* BEGIN SUPPLIED DATA *

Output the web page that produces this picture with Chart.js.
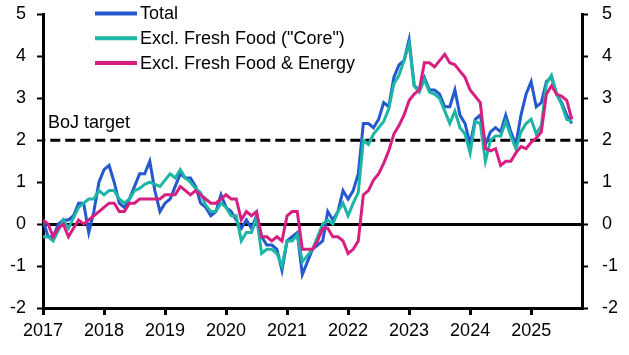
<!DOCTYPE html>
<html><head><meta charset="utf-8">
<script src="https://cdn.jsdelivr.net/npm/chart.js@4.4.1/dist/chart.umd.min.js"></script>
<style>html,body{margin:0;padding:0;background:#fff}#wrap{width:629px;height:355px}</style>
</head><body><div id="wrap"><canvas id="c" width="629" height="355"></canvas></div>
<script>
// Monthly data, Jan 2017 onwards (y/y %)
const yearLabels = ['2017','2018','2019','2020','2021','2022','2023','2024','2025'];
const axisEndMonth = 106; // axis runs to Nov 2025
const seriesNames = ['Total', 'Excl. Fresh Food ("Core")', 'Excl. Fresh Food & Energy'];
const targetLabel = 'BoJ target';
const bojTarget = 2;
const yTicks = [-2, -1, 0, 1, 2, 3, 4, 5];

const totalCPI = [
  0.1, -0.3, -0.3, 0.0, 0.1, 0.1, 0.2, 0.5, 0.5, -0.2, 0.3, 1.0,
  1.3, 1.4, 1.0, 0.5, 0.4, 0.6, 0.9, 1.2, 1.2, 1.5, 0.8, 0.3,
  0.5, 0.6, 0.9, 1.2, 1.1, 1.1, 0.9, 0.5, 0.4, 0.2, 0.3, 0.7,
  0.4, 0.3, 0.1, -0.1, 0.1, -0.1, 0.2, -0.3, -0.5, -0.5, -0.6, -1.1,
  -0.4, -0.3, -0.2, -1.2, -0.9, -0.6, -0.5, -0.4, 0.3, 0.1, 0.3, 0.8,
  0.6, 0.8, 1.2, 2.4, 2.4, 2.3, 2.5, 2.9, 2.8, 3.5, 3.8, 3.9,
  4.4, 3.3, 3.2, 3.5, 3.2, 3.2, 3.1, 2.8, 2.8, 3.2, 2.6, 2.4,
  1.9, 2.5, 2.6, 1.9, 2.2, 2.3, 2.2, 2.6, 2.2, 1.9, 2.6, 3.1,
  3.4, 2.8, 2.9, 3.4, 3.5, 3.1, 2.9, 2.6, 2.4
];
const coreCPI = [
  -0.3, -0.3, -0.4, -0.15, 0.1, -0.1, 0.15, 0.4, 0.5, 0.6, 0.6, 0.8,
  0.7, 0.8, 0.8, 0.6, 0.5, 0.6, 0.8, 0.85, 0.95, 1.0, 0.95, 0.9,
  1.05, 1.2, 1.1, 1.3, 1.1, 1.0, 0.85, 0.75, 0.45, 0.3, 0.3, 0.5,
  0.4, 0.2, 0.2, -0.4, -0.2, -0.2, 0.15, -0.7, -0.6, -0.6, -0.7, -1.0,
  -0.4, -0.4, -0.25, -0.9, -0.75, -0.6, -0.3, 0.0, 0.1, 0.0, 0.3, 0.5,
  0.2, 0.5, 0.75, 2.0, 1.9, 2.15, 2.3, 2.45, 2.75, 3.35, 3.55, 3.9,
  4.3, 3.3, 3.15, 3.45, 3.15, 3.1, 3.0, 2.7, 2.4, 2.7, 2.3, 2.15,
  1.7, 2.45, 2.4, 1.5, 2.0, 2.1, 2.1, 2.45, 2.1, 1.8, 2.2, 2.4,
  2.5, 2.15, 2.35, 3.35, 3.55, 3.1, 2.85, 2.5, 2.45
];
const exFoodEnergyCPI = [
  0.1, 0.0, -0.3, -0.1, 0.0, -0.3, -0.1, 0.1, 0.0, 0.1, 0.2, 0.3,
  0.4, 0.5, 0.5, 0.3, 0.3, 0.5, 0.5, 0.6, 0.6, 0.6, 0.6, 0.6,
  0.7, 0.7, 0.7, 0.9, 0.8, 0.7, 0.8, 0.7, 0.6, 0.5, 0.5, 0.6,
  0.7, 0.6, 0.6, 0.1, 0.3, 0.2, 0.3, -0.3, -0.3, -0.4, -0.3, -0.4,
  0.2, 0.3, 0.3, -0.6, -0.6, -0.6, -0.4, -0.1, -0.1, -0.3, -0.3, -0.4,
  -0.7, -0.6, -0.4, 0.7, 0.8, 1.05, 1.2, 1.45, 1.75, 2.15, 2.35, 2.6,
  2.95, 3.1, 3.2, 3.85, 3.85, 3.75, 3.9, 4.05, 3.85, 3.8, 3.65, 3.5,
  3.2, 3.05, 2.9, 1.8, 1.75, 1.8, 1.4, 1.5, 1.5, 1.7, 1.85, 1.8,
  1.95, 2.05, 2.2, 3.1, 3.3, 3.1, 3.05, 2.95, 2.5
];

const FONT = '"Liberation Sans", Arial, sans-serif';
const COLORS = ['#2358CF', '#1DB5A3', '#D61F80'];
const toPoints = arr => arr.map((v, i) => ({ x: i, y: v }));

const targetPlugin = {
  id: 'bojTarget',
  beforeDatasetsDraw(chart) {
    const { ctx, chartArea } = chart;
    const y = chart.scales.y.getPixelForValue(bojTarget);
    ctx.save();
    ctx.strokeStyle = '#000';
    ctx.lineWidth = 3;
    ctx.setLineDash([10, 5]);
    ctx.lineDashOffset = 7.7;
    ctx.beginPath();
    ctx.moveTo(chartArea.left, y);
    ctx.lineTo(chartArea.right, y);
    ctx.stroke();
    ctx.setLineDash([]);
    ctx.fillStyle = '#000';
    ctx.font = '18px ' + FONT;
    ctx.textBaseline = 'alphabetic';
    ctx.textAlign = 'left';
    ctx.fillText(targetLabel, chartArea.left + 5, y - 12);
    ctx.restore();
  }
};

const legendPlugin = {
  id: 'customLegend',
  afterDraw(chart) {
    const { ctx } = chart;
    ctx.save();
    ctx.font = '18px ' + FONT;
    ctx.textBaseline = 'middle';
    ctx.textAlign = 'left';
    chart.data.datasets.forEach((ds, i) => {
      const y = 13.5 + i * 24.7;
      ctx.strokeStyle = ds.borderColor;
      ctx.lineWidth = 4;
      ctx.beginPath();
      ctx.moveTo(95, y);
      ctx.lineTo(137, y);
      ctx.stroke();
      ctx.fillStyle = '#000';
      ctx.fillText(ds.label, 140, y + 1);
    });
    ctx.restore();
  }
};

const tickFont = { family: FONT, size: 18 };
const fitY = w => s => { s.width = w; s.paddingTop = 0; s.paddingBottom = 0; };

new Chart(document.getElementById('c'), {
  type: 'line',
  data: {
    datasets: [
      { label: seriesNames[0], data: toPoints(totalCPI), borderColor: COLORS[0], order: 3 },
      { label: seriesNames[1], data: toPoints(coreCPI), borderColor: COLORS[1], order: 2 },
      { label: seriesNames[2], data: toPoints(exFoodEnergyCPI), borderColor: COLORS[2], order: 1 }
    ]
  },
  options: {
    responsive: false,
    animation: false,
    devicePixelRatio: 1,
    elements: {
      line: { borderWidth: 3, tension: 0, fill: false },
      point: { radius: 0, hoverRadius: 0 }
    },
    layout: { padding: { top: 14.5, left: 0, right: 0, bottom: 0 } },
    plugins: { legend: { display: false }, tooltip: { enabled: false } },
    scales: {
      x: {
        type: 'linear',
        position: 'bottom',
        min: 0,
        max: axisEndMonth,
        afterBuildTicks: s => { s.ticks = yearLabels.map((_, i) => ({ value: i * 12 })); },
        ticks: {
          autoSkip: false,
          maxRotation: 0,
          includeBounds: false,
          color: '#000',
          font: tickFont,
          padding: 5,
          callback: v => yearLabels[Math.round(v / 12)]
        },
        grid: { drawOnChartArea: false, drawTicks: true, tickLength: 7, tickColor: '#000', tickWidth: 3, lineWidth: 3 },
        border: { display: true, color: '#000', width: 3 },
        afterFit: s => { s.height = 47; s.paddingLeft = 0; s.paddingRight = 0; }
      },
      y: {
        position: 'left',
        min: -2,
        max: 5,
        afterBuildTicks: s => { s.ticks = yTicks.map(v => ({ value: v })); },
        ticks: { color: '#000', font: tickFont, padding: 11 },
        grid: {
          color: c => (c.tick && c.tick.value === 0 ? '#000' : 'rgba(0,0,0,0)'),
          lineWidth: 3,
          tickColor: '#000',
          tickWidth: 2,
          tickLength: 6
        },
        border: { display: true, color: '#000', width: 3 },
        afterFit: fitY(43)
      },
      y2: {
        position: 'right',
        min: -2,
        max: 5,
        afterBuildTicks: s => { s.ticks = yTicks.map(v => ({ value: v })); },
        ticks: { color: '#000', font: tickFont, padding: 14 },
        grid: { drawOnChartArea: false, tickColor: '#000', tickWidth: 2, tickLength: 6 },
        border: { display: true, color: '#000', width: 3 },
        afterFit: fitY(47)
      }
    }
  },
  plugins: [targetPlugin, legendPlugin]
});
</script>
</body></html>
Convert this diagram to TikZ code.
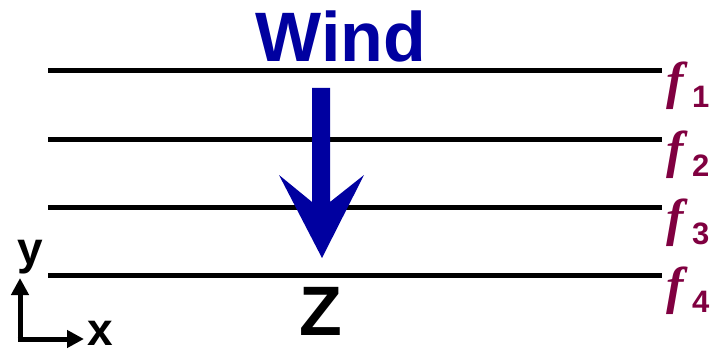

* END SUPPLIED DATA *

== PROBLEM DETAILS ==
Return each line of the listing that holds the string "this".

== EXPECTED ANSWER ==
Output the web page that produces this picture with Chart.js.
Convert this diagram to TikZ code.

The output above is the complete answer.